I want to load the values from the "category" column into a pandas df, this is my tsv file:
Tagname text category
j245qzx_8 hamburger toppings f
h833uio_7 side of fries f
d423jin_2 milkshake combo d
This is my code:
with open(filename, 'r') as f:
df = pd.read_csv(f, sep='\t')
categoryColumn = df["category"]
categoryList = []
for line in categoryColumn:
categoryColumn.append(line)
However I get a UnicodeDecodeError for the line df = pd.read_csv(f, sep='\t')
and my code stops there:
File "/anaconda3/lib/python3.6/site-packages/pandas/io/parsers.py", line 678, in parser_f
return _read(filepath_or_buffer, kwds)
File "/anaconda3/lib/python3.6/site-packages/pandas/io/parsers.py", line 440, in _read
parser = TextFileReader(filepath_or_buffer, **kwds)
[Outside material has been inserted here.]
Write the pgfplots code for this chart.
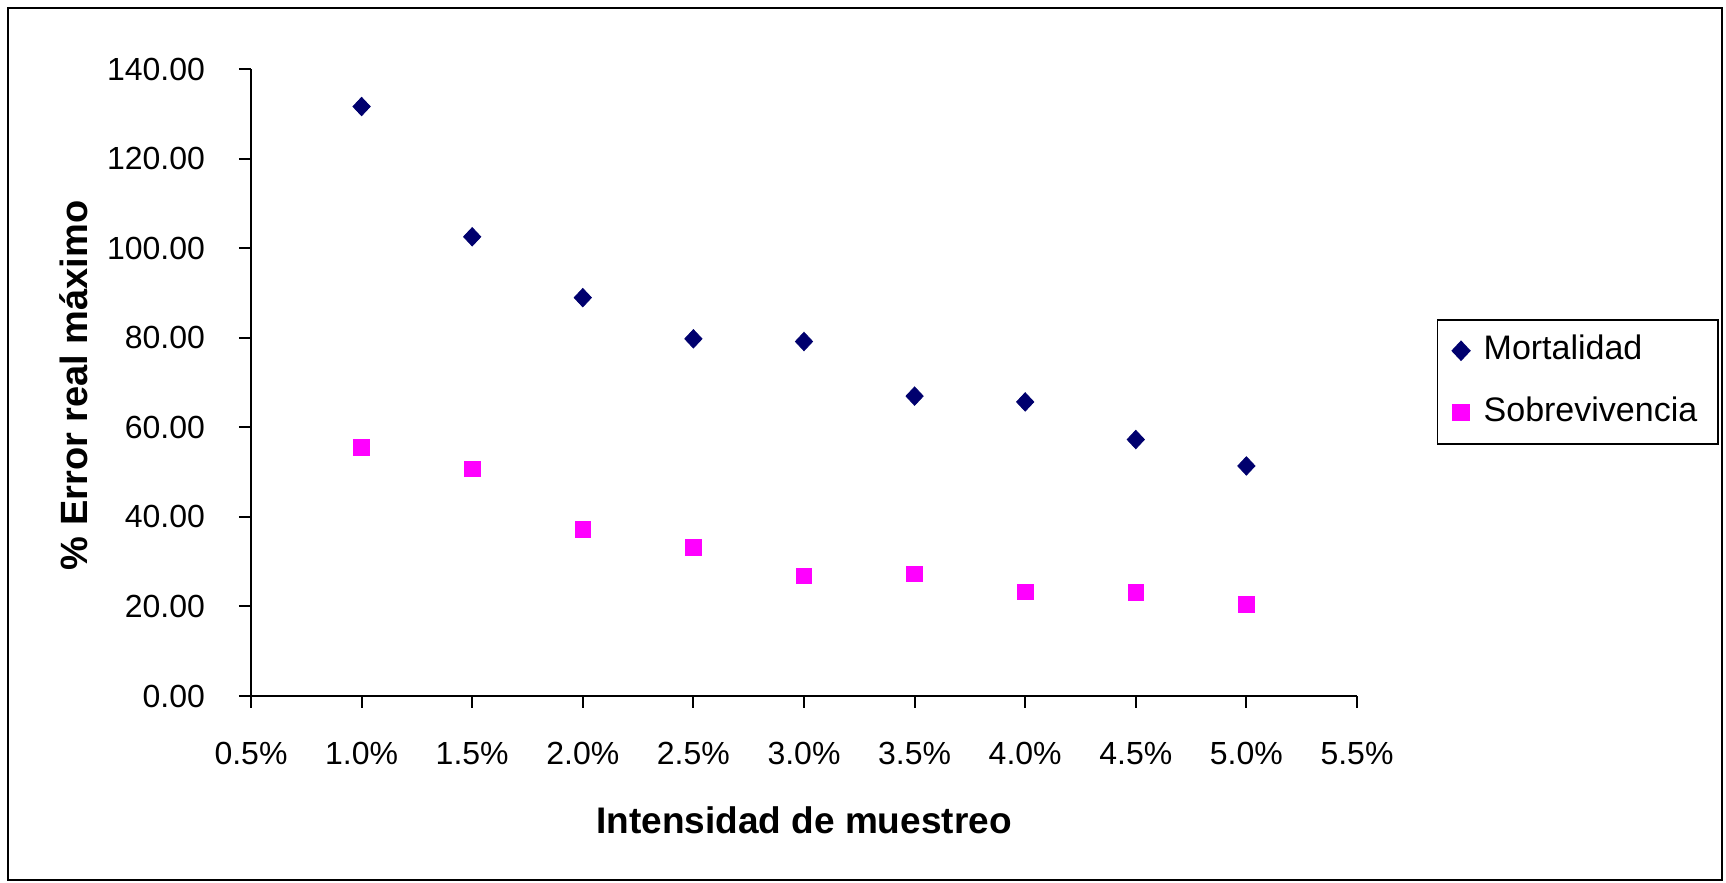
\documentclass[border=0pt]{standalone}
\usepackage{pgfplots}
\pgfplotsset{compat=1.18}
\usepackage{fontspec}
\setmainfont{Liberation Sans}
\definecolor{mnavy}{RGB}{0,0,110}
\definecolor{mmag}{RGB}{255,0,255}
\begin{document}
\begin{tikzpicture}
\useasboundingbox (0,0) rectangle (863pt,441.5pt);
\fill[white] (0,0) rectangle (863pt,441.5pt);
\draw[line width=1pt] (4pt,1.5pt) rectangle (861pt,437.5pt);
\begin{axis}[
  at={(125.5pt,93.5pt)}, anchor=south west,
  scale only axis, width=553pt, height=313.3pt,
  xmin=0.5, xmax=5.5, ymin=0, ymax=140,
  axis lines*=left,
  axis line style={line width=1pt},
  tick align=outside,
  major tick length=6pt,
  tick style={line width=1pt, black},
  xtick={0.5,1.0,1.5,2.0,2.5,3.0,3.5,4.0,4.5,5.0,5.5},
  xticklabels={0.5\%,1.0\%,1.5\%,2.0\%,2.5\%,3.0\%,3.5\%,4.0\%,4.5\%,5.0\%,5.5\%},
  ytick={0,20,40,60,80,100,120,140},
  /pgf/number format/assume math mode=true,
  yticklabel style={/pgf/number format/fixed, /pgf/number format/fixed zerofill, /pgf/number format/precision=2, xshift=-13.5pt},
  ticklabel style={font=\fontsize{16}{19}\selectfont},
  xticklabel style={yshift=-13.7pt},
  xlabel={Intensidad de muestreo},
  ylabel={\% Error real máximo},
  xlabel style={at={(axis description cs:0.5,-0.198)}, anchor=center, font=\fontsize{18.5}{21}\selectfont\bfseries},
  ylabel style={at={(axis description cs:-0.160,0.496)}, anchor=center, font=\fontsize{19}{22}\selectfont\bfseries},
  legend style={at={(1.072,0.6017)}, anchor=north west, draw=black, line width=0.8pt,
    inner ysep=0pt, inner xsep=7.5pt, font=\fontsize{17}{20}\selectfont,
    nodes={inner xsep=3pt, inner ysep=8pt, text height=12pt, text depth=3pt},
    /tikz/every odd column/.append style={column sep=4pt}},
  legend cell align=left,
  clip=false,
]
\addplot[only marks, mark=diamond*, mark size=4.6pt, mark options={xscale=1.25}, color=mnavy] coordinates {
  (1.0,131.7) (1.5,102.6) (2.0,89.0) (2.5,79.8) (3.0,79.2) (3.5,67.0) (4.0,65.7) (4.5,57.3) (5.0,51.4)
};
\addlegendentry{Mortalidad}
\addplot[only marks, mark=square*, mark size=3.9pt, color=mmag] coordinates {
  (1.0,55.6) (1.5,50.7) (2.0,37.2) (2.5,33.2) (3.0,26.8) (3.5,27.3) (4.0,23.3) (4.5,23.2) (5.0,20.5)
};
\addlegendentry{Sobrevivencia}
\end{axis}
\end{tikzpicture}
\end{document}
File "/anaconda3/lib/python3.6/site-packages/pandas/io/parsers.py", line 787, in __init__
self._make_engine(self.engine)
File "/anaconda3/lib/python3.6/site-packages/pandas/io/parsers.py", line 1014, in _make_engine
self._engine = CParserWrapper(self.f, **self.options)
File "/anaconda3/lib/python3.6/site-packages/pandas/io/parsers.py", line 1708, in __init__
self._reader = parsers.TextReader(src, **kwds)
File "pandas/_libs/parsers.pyx", line 539, in pandas._libs.parsers.TextReader.__cinit__
File "pandas/_libs/parsers.pyx", line 737, in pandas._libs.parsers.TextReader._get_header
File "pandas/_libs/parsers.pyx", line 932, in pandas._libs.parsers.TextReader._tokenize_rows
File "pandas/_libs/parsers.pyx", line 2101, in pandas._libs.parsers.raise_parser_error
UnicodeDecodeError: 'utf-8' codec can't decode byte 0x89 in position 898: invalid start byte
Any ideas why or how to fix this? It doesn't seem like there's any special characters in my tsv so I'm not sure what's causing this or what to do.